> [Task]
Pictures in the data below are not part of the copy; transcribe everything else exactly.
[start Supplied information]
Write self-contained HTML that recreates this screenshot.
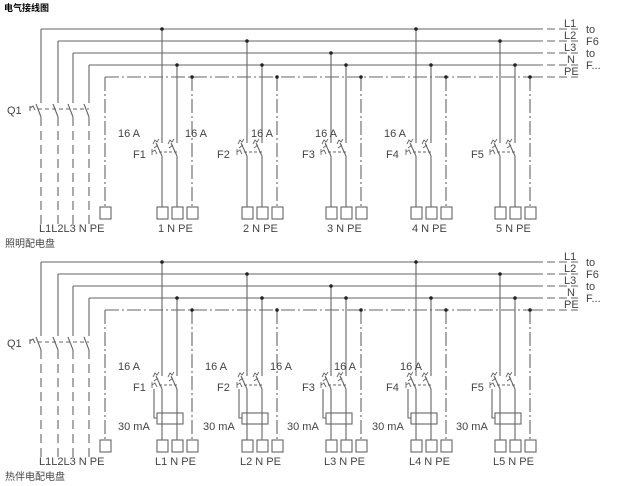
<!DOCTYPE html>
<html><head><meta charset="utf-8"><style>
html,body{margin:0;padding:0;background:#fff;}
svg{display:block;}
text{font-family:"Liberation Sans","Noto Sans CJK SC",sans-serif;font-size:11px;fill:#444;}
</style></head><body>
<svg width="632" height="486" viewBox="0 0 632 486" xmlns="http://www.w3.org/2000/svg">
<defs>
<g id="base" stroke="#666" stroke-width="1.1" fill="none">
 <!-- buses -->
 <path d="M41 29H535M58 41H535M73 53H535M89 65H535"/>
 <path d="M105 77H535" stroke-dasharray="14,3,2,3"/>
 <path d="M535 29H578M535 41H578M535 53H578M535 65H578M535 77H578" stroke-dasharray="8,4"/>
 <!-- Q1 verticals -->
 <path d="M41 29V103M58 41V103M73 53V103M89 65V103"/>
 <path d="M36 104L41 117M53 104L58 117M68 104L73 117M84 104L89 117"/>
 <path d="M41 117V226M58 117V226M73 117V226M89 117V226" stroke-dasharray="9,5"/>
 <path d="M38 109H89" stroke-dasharray="4,3"/>
 <path d="M30 106v5M30 108l3-2l2 4"/>
 <!-- PE left -->
 <path d="M105 77V207" stroke-dasharray="14,3,2,3"/>
 <rect x="100" y="207" width="11" height="12"/>
</g>
<g id="brk" stroke="#666" stroke-width="1.1" fill="none">
 <path d="M-6 143L0 156M9 143L15 156"/>
 <path d="M-3 152H15" stroke-dasharray="3,2"/>
 <path d="M-9 144l2-4l2 2l2-3M6 144l2-4l2 2l2-3M-8 148l4-3M7 148l4-3" stroke-width="0.9"/>
 <path d="M-10 149v6M-10 152l3-2l2 4" stroke-width="0.9"/>
 <path d="M15 65V143M0 156V207M15 156V207"/>
 <path d="M30 77V207" stroke-dasharray="14,3,2,3"/>
 <rect x="-5" y="207" width="11" height="12"/><rect x="10" y="207" width="11" height="12"/><rect x="25" y="207" width="11" height="12"/>
 <circle cx="15" cy="65" r="1.8" fill="#222" stroke="none"/><circle cx="30" cy="77" r="1.8" fill="#222" stroke="none"/>
</g>
<g id="rcd" stroke="#666" stroke-width="1.1" fill="none">
 <rect x="-5" y="180" width="26" height="11" fill="#fff"/>
 <path d="M0 180V191M15 180V191"/>
 <path d="M-8 156V185H-5"/>
</g>
</defs>

<use href="#base"/>
<use href="#base" transform="translate(0,233)"/>

<g stroke="#666" stroke-width="1.1" fill="none">
 <!-- top L taps -->
 <path d="M162 29V143M247 41V143M331 53V143M416 29V143M500 41V143"/>
 <!-- bottom L taps -->
 <path d="M162 262V376M247 274V376M331 286V376M416 262V376M500 274V376"/>
</g>
<g fill="#222">
 <circle cx="162" cy="29" r="1.8"/><circle cx="247" cy="41" r="1.8"/><circle cx="331" cy="53" r="1.8"/><circle cx="416" cy="29" r="1.8"/><circle cx="500" cy="41" r="1.8"/>
 <circle cx="162" cy="262" r="1.8"/><circle cx="247" cy="274" r="1.8"/><circle cx="331" cy="286" r="1.8"/><circle cx="416" cy="262" r="1.8"/><circle cx="500" cy="274" r="1.8"/>
</g>
<use href="#brk" transform="translate(162,0)"/>
<use href="#brk" transform="translate(247,0)"/>
<use href="#brk" transform="translate(331,0)"/>
<use href="#brk" transform="translate(416,0)"/>
<use href="#brk" transform="translate(500,0)"/>
<use href="#brk" transform="translate(162,233)"/>
<use href="#brk" transform="translate(247,233)"/>
<use href="#brk" transform="translate(331,233)"/>
<use href="#brk" transform="translate(416,233)"/>
<use href="#brk" transform="translate(500,233)"/>
<use href="#rcd" transform="translate(162,233)"/>
<use href="#rcd" transform="translate(247,233)"/>
<use href="#rcd" transform="translate(331,233)"/>
<use href="#rcd" transform="translate(416,233)"/>
<use href="#rcd" transform="translate(500,233)"/>

<text x="4" y="11" style="font-size:9px;font-weight:bold;fill:#000">电气接线图</text>

<!-- right labels top -->
<g style="font-size:10.5px">
<text x="564" y="27">L1</text><text x="564" y="39">L2</text><text x="564" y="51">L3</text><text x="567" y="63">N</text><text x="564" y="75">PE</text>
<text x="586" y="33">to</text><text x="586" y="45">F6</text><text x="586" y="57">to</text><text x="586" y="69">F...</text>
<text x="564" y="260">L1</text><text x="564" y="272">L2</text><text x="564" y="284">L3</text><text x="567" y="296">N</text><text x="564" y="308">PE</text>
<text x="586" y="266">to</text><text x="586" y="278">F6</text><text x="586" y="290">to</text><text x="586" y="302">F...</text>
</g>

<text x="7" y="114">Q1</text>
<text x="7" y="347">Q1</text>

<text x="118" y="137">16 A</text><text x="185" y="137">16 A</text><text x="251" y="137">16 A</text><text x="315" y="137">16 A</text><text x="384" y="137">16 A</text>
<text x="133" y="158">F1</text><text x="217" y="158">F2</text><text x="302" y="158">F3</text><text x="386" y="158">F4</text><text x="471" y="158">F5</text>

<text x="39" y="232">L1L2L3 N PE</text>
<text x="158" y="232">1  N PE</text><text x="243" y="232">2  N PE</text><text x="327" y="232">3  N PE</text><text x="412" y="232">4  N PE</text><text x="496" y="232">5  N PE</text>
<text x="5" y="247" style="font-size:10px">照明配电盘</text>

<text x="118" y="370">16 A</text><text x="205" y="370">16 A</text><text x="270" y="370">16 A</text><text x="334" y="370">16 A</text><text x="400" y="370">16 A</text>
<text x="133" y="391">F1</text><text x="217" y="391">F2</text><text x="302" y="391">F3</text><text x="386" y="391">F4</text><text x="471" y="391">F5</text>
<text x="118" y="430">30 mA</text><text x="203" y="430">30 mA</text><text x="287" y="430">30 mA</text><text x="372" y="430">30 mA</text><text x="456" y="430">30 mA</text>

<text x="39" y="465">L1L2L3 N PE</text>
<text x="155" y="465">L1 N PE</text><text x="240" y="465">L2 N PE</text><text x="324" y="465">L3 N PE</text><text x="409" y="465">L4 N PE</text><text x="493" y="465">L5 N PE</text>
<text x="5" y="480" style="font-size:10px">热伴电配电盘</text>
</svg>
</body></html>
[end Supplied information]
> [Final result]
Write self-contained HTML that recreates this screenshot.
<!DOCTYPE html>
<html><head><meta charset="utf-8"><style>
html,body{margin:0;padding:0;background:#fff;}
svg{display:block;}
text{font-family:"Liberation Sans","Noto Sans CJK SC",sans-serif;font-size:11px;fill:#444;}
</style></head><body>
<svg width="632" height="486" viewBox="0 0 632 486" xmlns="http://www.w3.org/2000/svg">
<defs>
<g id="base" stroke="#666" stroke-width="1.1" fill="none">
 <!-- buses -->
 <path d="M41 29H535M58 41H535M73 53H535M89 65H535"/>
 <path d="M105 77H535" stroke-dasharray="14,3,2,3"/>
 <path d="M535 29H578M535 41H578M535 53H578M535 65H578M535 77H578" stroke-dasharray="8,4"/>
 <!-- Q1 verticals -->
 <path d="M41 29V103M58 41V103M73 53V103M89 65V103"/>
 <path d="M36 104L41 117M53 104L58 117M68 104L73 117M84 104L89 117"/>
 <path d="M41 117V226M58 117V226M73 117V226M89 117V226" stroke-dasharray="9,5"/>
 <path d="M38 109H89" stroke-dasharray="4,3"/>
 <path d="M30 106v5M30 108l3-2l2 4"/>
 <!-- PE left -->
 <path d="M105 77V207" stroke-dasharray="14,3,2,3"/>
 <rect x="100" y="207" width="11" height="12"/>
</g>
<g id="brk" stroke="#666" stroke-width="1.1" fill="none">
 <path d="M-6 143L0 156M9 143L15 156"/>
 <path d="M-3 152H15" stroke-dasharray="3,2"/>
 <path d="M-9 144l2-4l2 2l2-3M6 144l2-4l2 2l2-3M-8 148l4-3M7 148l4-3" stroke-width="0.9"/>
 <path d="M-10 149v6M-10 152l3-2l2 4" stroke-width="0.9"/>
 <path d="M15 65V143M0 156V207M15 156V207"/>
 <path d="M30 77V207" stroke-dasharray="14,3,2,3"/>
 <rect x="-5" y="207" width="11" height="12"/><rect x="10" y="207" width="11" height="12"/><rect x="25" y="207" width="11" height="12"/>
 <circle cx="15" cy="65" r="1.8" fill="#222" stroke="none"/><circle cx="30" cy="77" r="1.8" fill="#222" stroke="none"/>
</g>
<g id="rcd" stroke="#666" stroke-width="1.1" fill="none">
 <rect x="-5" y="180" width="26" height="11" fill="#fff"/>
 <path d="M0 180V191M15 180V191"/>
 <path d="M-8 156V185H-5"/>
</g>
</defs>

<use href="#base"/>
<use href="#base" transform="translate(0,233)"/>

<g stroke="#666" stroke-width="1.1" fill="none">
 <!-- top L taps -->
 <path d="M162 29V143M247 41V143M331 53V143M416 29V143M500 41V143"/>
 <!-- bottom L taps -->
 <path d="M162 262V376M247 274V376M331 286V376M416 262V376M500 274V376"/>
</g>
<g fill="#222">
 <circle cx="162" cy="29" r="1.8"/><circle cx="247" cy="41" r="1.8"/><circle cx="331" cy="53" r="1.8"/><circle cx="416" cy="29" r="1.8"/><circle cx="500" cy="41" r="1.8"/>
 <circle cx="162" cy="262" r="1.8"/><circle cx="247" cy="274" r="1.8"/><circle cx="331" cy="286" r="1.8"/><circle cx="416" cy="262" r="1.8"/><circle cx="500" cy="274" r="1.8"/>
</g>
<use href="#brk" transform="translate(162,0)"/>
<use href="#brk" transform="translate(247,0)"/>
<use href="#brk" transform="translate(331,0)"/>
<use href="#brk" transform="translate(416,0)"/>
<use href="#brk" transform="translate(500,0)"/>
<use href="#brk" transform="translate(162,233)"/>
<use href="#brk" transform="translate(247,233)"/>
<use href="#brk" transform="translate(331,233)"/>
<use href="#brk" transform="translate(416,233)"/>
<use href="#brk" transform="translate(500,233)"/>
<use href="#rcd" transform="translate(162,233)"/>
<use href="#rcd" transform="translate(247,233)"/>
<use href="#rcd" transform="translate(331,233)"/>
<use href="#rcd" transform="translate(416,233)"/>
<use href="#rcd" transform="translate(500,233)"/>

<text x="4" y="11" style="font-size:9px;font-weight:bold;fill:#000">电气接线图</text>

<!-- right labels top -->
<g style="font-size:10.5px">
<text x="564" y="27">L1</text><text x="564" y="39">L2</text><text x="564" y="51">L3</text><text x="567" y="63">N</text><text x="564" y="75">PE</text>
<text x="586" y="33">to</text><text x="586" y="45">F6</text><text x="586" y="57">to</text><text x="586" y="69">F...</text>
<text x="564" y="260">L1</text><text x="564" y="272">L2</text><text x="564" y="284">L3</text><text x="567" y="296">N</text><text x="564" y="308">PE</text>
<text x="586" y="266">to</text><text x="586" y="278">F6</text><text x="586" y="290">to</text><text x="586" y="302">F...</text>
</g>

<text x="7" y="114">Q1</text>
<text x="7" y="347">Q1</text>

<text x="118" y="137">16 A</text><text x="185" y="137">16 A</text><text x="251" y="137">16 A</text><text x="315" y="137">16 A</text><text x="384" y="137">16 A</text>
<text x="133" y="158">F1</text><text x="217" y="158">F2</text><text x="302" y="158">F3</text><text x="386" y="158">F4</text><text x="471" y="158">F5</text>

<text x="39" y="232">L1L2L3 N PE</text>
<text x="158" y="232">1  N PE</text><text x="243" y="232">2  N PE</text><text x="327" y="232">3  N PE</text><text x="412" y="232">4  N PE</text><text x="496" y="232">5  N PE</text>
<text x="5" y="247" style="font-size:10px">照明配电盘</text>

<text x="118" y="370">16 A</text><text x="205" y="370">16 A</text><text x="270" y="370">16 A</text><text x="334" y="370">16 A</text><text x="400" y="370">16 A</text>
<text x="133" y="391">F1</text><text x="217" y="391">F2</text><text x="302" y="391">F3</text><text x="386" y="391">F4</text><text x="471" y="391">F5</text>
<text x="118" y="430">30 mA</text><text x="203" y="430">30 mA</text><text x="287" y="430">30 mA</text><text x="372" y="430">30 mA</text><text x="456" y="430">30 mA</text>

<text x="39" y="465">L1L2L3 N PE</text>
<text x="155" y="465">L1 N PE</text><text x="240" y="465">L2 N PE</text><text x="324" y="465">L3 N PE</text><text x="409" y="465">L4 N PE</text><text x="493" y="465">L5 N PE</text>
<text x="5" y="480" style="font-size:10px">热伴电配电盘</text>
</svg>
</body></html>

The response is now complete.